OPF_DEVICE (full image only) switches the ML engine between cpu and cuda.
Environment variables
Section titled “Environment variables”| Variable | Default | Purpose |
|---|---|---|
ANONIMAL_ENGINE | auto | Engine selection: auto · lite · ml. |
ANONIMAL_MODE | pseudo | Default replacement mode for the API / UI. |
ANONIMAL_TOKEN | (empty) | Service token. If set, every request must carry it (Authorization: Bearer or X-Anonimal-Token). |
ANON_HASH_KEY | (random per process) | Key for hash mode; set it for stable pseudonyms across restarts. |
ANONIMAL_MAX_CHARS | 500000 | Max input length (over this returns 413). |
ANONIMAL_MAX_PDF_BYTES | 26214400 (25 MB) | Max PDF size for redaction. |
OPF_DEVICE | cpu | cpu or cuda (full image only). |
OPF_CHECKPOINT | (default) | Path to a custom OPF checkpoint (full image only). |
Security
Section titled “Security”Designed to run local.

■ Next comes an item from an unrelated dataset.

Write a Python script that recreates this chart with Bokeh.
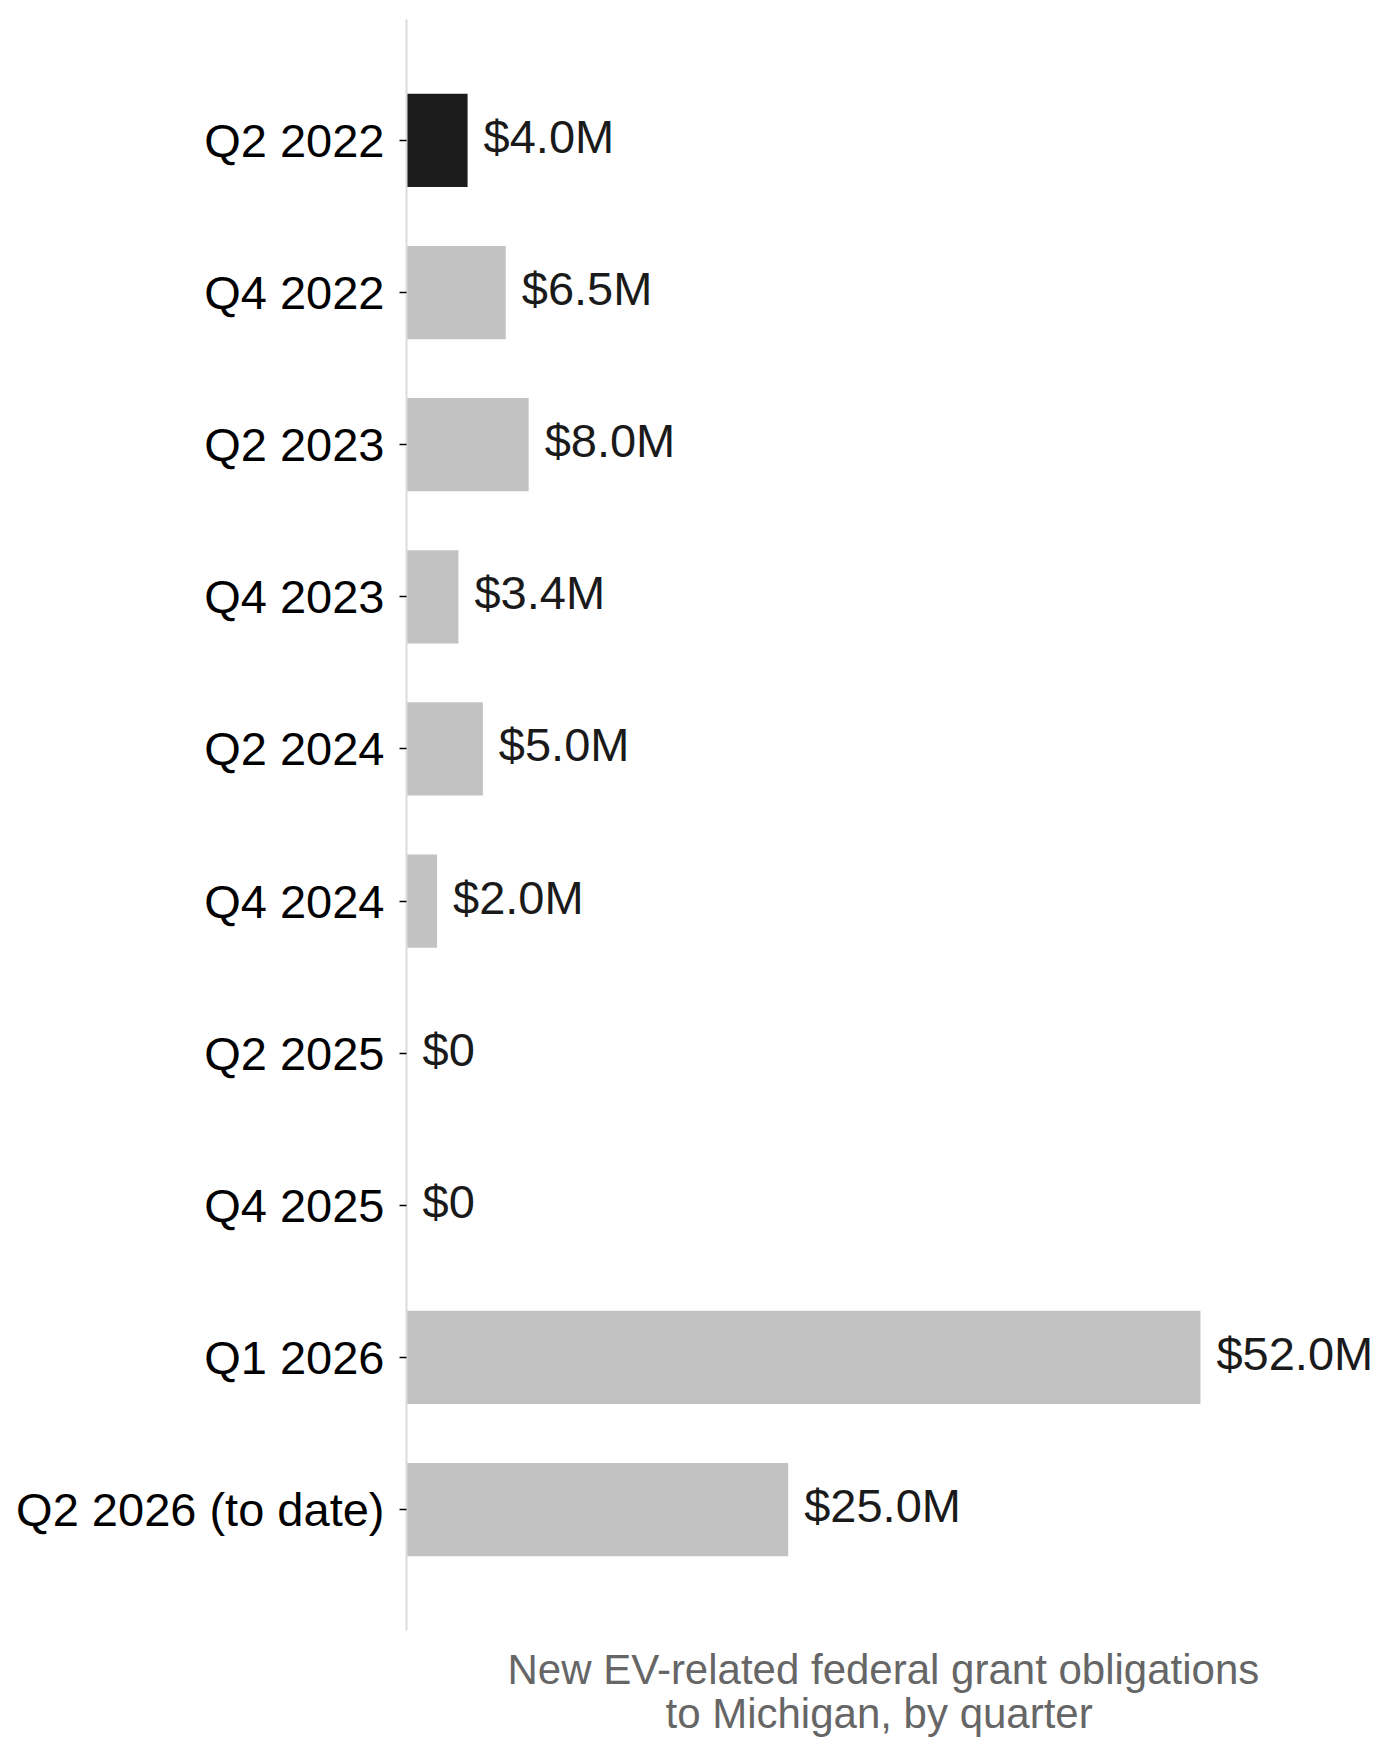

If you expose it on a network: set ANONIMAL_TOKEN
(required on every request) and put a TLS reverse proxy in front. The image runs
as a non-root user and enforces size caps (ANONIMAL_MAX_CHARS). Inside the
ecosystem, keep Anonimal on the internal network with no public domain and let
Escriba reach it by internal hostname.